In the last analysis appellant's position resolves itself into the contention that plaintiff's testimony is incredible. The trial court did not find it so and this applies not only to the representations made, but also to plaintiff's reliance on them. See Zimmerman v. Burchard-Hulburt Inv. Co., 111 Minn. 17, 126 N.W. 282, and Woodward v. Western Canada Col. Co., 134 Minn. 8, 158 N.W. 706, L.R.A. 1917 C, 270. Each party not only testified at length on his own behalf, but was subjected to long and rigid cross-examination. We are precluded by our long recognized rule from saying that the learned trial judge should not have believed the plaintiff's testimony. What this court might have found if it had been the original trier of the facts is not pertinent to this appeal.

Defendant's contention that the issuance of the second $25,000 check was a waiver necessarily falls from what we have said above. At the time it was issued, whatever may be said of plaintiff's knowledge of the true facts as to the extent of the grazing permit and the amount of the taxes on the property, plaintiff did not know that the representations as to the production of hay and acreage of grain were untrue. Without such knowledge or discovery there could be no waiver. 12 Cal.Jur. 794, Fraud and Deceit, § 58. Heller v. Melliday, 60 Cal. App. 2d 689, 141 P.2d 447.

Many of the assignments of error have to do with those items of misrepresentation which we have eliminated from consideration by reason of the opinion and findings of the trial court. These do not require discussion. Other assignments have been duly considered and found to be without *214 merit. The numerous authorities cited by appellant have all had our careful consideration.

Defendant cross complained that by reason of plaintiff's failure to purchase in accordance with the contract defendant had been compelled to sell the ranch at a loss of $35,000. His appeal from the judgment and from the order denying his motion for new trial assign error in denying him a judgment for this sum. Our affirmance of the judgment awarding plaintiff a rescission and a return of his down payment necessarily carries with it an affirmance of the denial of the affirmative relief sought by defendant.

The judgment and the order denying new trial are affirmed with costs.

EATHER, C. J., and MERRILL, J., concur.

NOTES

[1] Defendant testifies that he refused to accept this second check because it was not in accordance with the contract; that no further payment on the ranch was due at that time; that the only payment due was a payment on the livestock, equipment, etc., if plaintiff concluded to purchase the same.
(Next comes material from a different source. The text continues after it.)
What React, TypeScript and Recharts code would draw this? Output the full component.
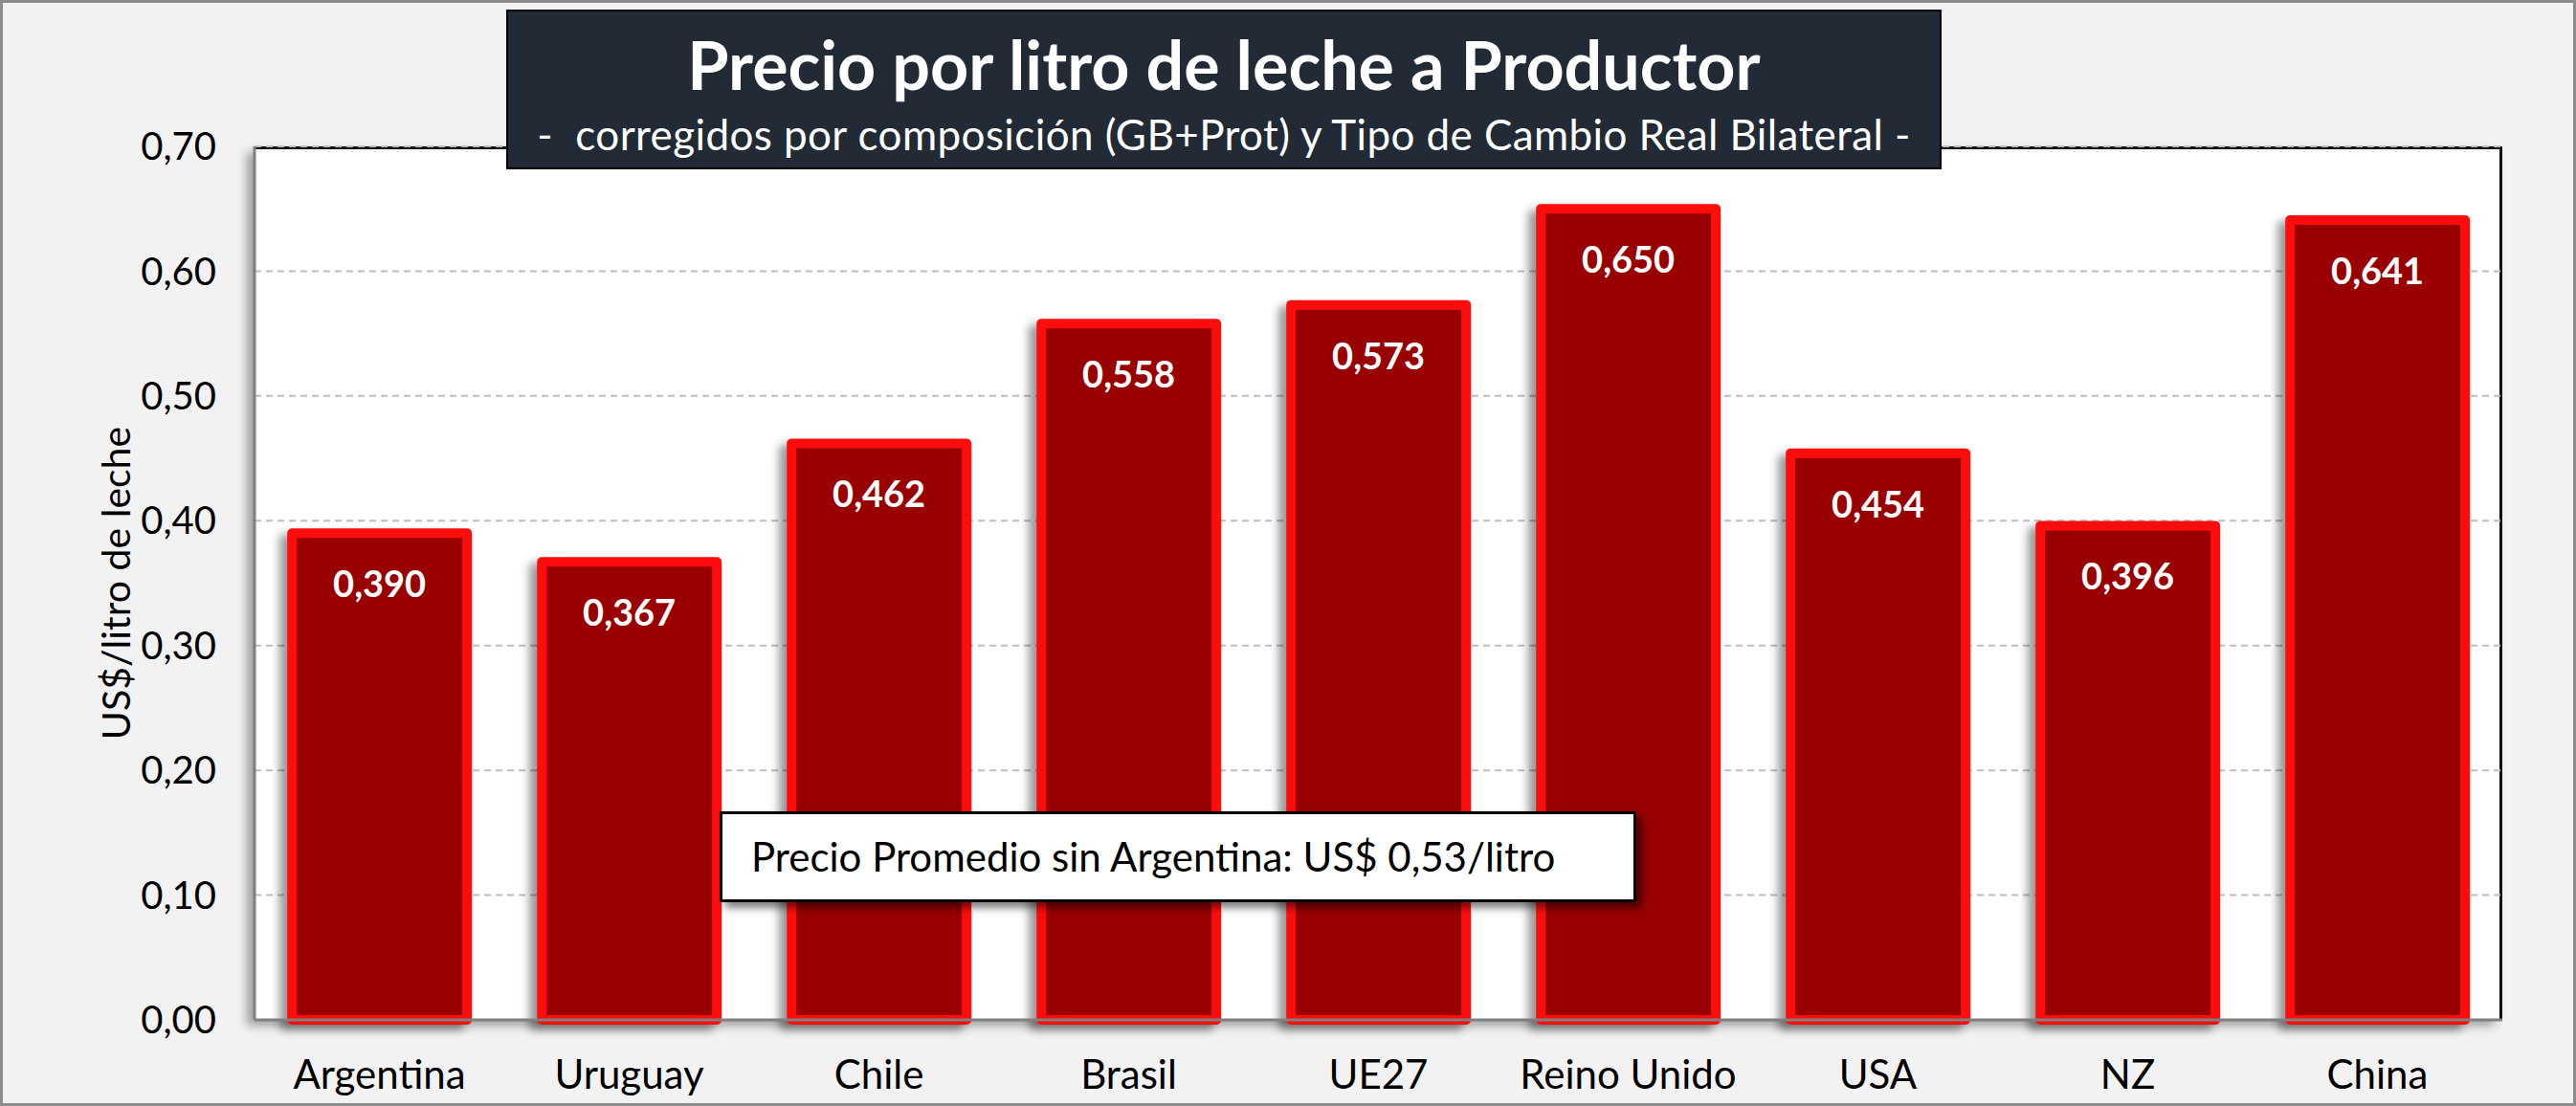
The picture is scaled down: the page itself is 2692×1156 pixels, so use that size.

The dispute on the point is immaterial to the case. Plaintiff's drawing and forwarding the second check is important only insofar as it is claimed to be a waiver of reliance upon defendant's representations, and a ratification of the contract. This is discussed later.

[2] The various elements required for a cattle raising operation include (1) the ownership of a "base property" furnishing sufficient feed to winter the cattle (including the required equipment); (2) the cattle herd; (3) range land upon which the livestock graze during the grazing season. In the usual case such range land in this state is public domain. Until the legislation of Congress known as the Taylor Grazing Act in 1934, U.S.C.A. Title 43, Public Lands, Chap. 8A, § 315 et seq., there was a limited regulation of such grazing by state statutes enacted under the state's police powers. See Nevada's Stock Watering Law of 1925, §§ 7979-7985, N.C.L. 1929, and its Grazing Law of 1931, § 5581, et seq., N.C.L. 1931-1941 Supp., and earlier statutes restricting the grazing of sheep, §§ 3999, 4003, N.C.L. 1929, etc. After the adoption of the Taylor Grazing Law and the regulations of the secretary of the interior made pursuant thereto (see Brooks v. Dewar, 60 Nev. 219, 106 P.2d 755; Brooks v. Dewar, 61 S. Ct. 979, 313 U.S. 354, 85 L.Ed. 1399), livestock could be grazed on the public domain only under licenses or permits granted by the secretary of the interior through local offices generally known as Taylor Grazing offices and later through the Bureau of Land Management. An essential requisite for obtaining such license or permit was the ownership of a base property supplying adequate winter feed commensurate in extent with the summer grazing license or permit. Variations of the picture under which a "winter range" is involved or under which owned and fenced or unfenced mountain pasture is involved or under which the entire annual operation involves only land owned by the cattle raiser or in which the range lands are checkerboarded by reason of the ownership of alternate sections by the Central Pacific Railroad, do not enter into the instant cattle operation.

[3] Although the district court found that plaintiff was charged with the knowledge that the ranch had a Taylor Grazing permit for only 2,350 head for five months and not a permit for 2,850 for seven months, even the 2,350 head permit would lend some support to plaintiff's reliance on defendant's representation of a 2,500 ton hay production. 2,500 tons of hay, plus the grain production, would, under the evidence, reasonably fill out the picture for a complete livestock operation. If it should be said that this would indicate a surplus of supplemental feed, we may refer to evidence (1) that in a long feeding season more than one ton to the head might be required and that there are recurring dry seasons resulting in under-production, and (2) to plaintiff's testimony of defendant's statement that there would be surplus hay to sell.